Back in 1789 the French revolution embraced reason as the key for governance and learned a hard lesson – reason is a tool, it is not a path to truth, especially not in terms of values and ethics.   Where reason leads depends on core assumptions made, and those assumptions ultimately are taken on faith — or based on sentiment/emotion.   Reason as a tool is meaningless on its own.

Embracing reason alone doesn’t counter consumerism, hyper materialism, and the sense of emptiness many find in day to day routines, especially in a culture where community solidarity has given way to the notion that each individual is responsible for his or her own happiness.   For all their faults, religions do serve a function of giving people a sense of a deeper meaning and a ethical core that rises above individual self-interest.

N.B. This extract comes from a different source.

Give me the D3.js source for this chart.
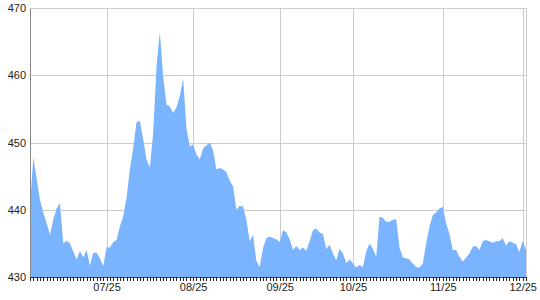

So the culture wars may be over, but the need for meaning and a core sense of meaning is still something people yearn for.  We live in a society with unprecedented material wealth, yet full of problems ranging from anxiety, stress, depression, eating disorders and a general sense of emptiness about life.

This 1979 video from Supertramp captures the dilemma.  There is something missing in the purely rational approach to life.  So the conservative “culture wars” may be ending, but the challenge to build a positive sense of identity and meaning remains.   The economic crisis may have dented the drive of consumerism, but people still look for external fulfillment of internal needs.

The next culture shift needs to address that issue.  It’s one thing to combat the fear of those who are different, we also need positive change.  Reaching out, understanding both ourselves and others, and overcoming alienation and low self-esteem requires openness to sentiment, emotion and a sense of wonder.   It’s not enough to just work against fear, we need to promote love.  Not love as romance or abstract emotion, but as a concrete sense of connection to each other and our world.

Sometimes kindness does more than any political campaign or cause can accomplish

So after the culture wars, it’s time to build positive cultural peace.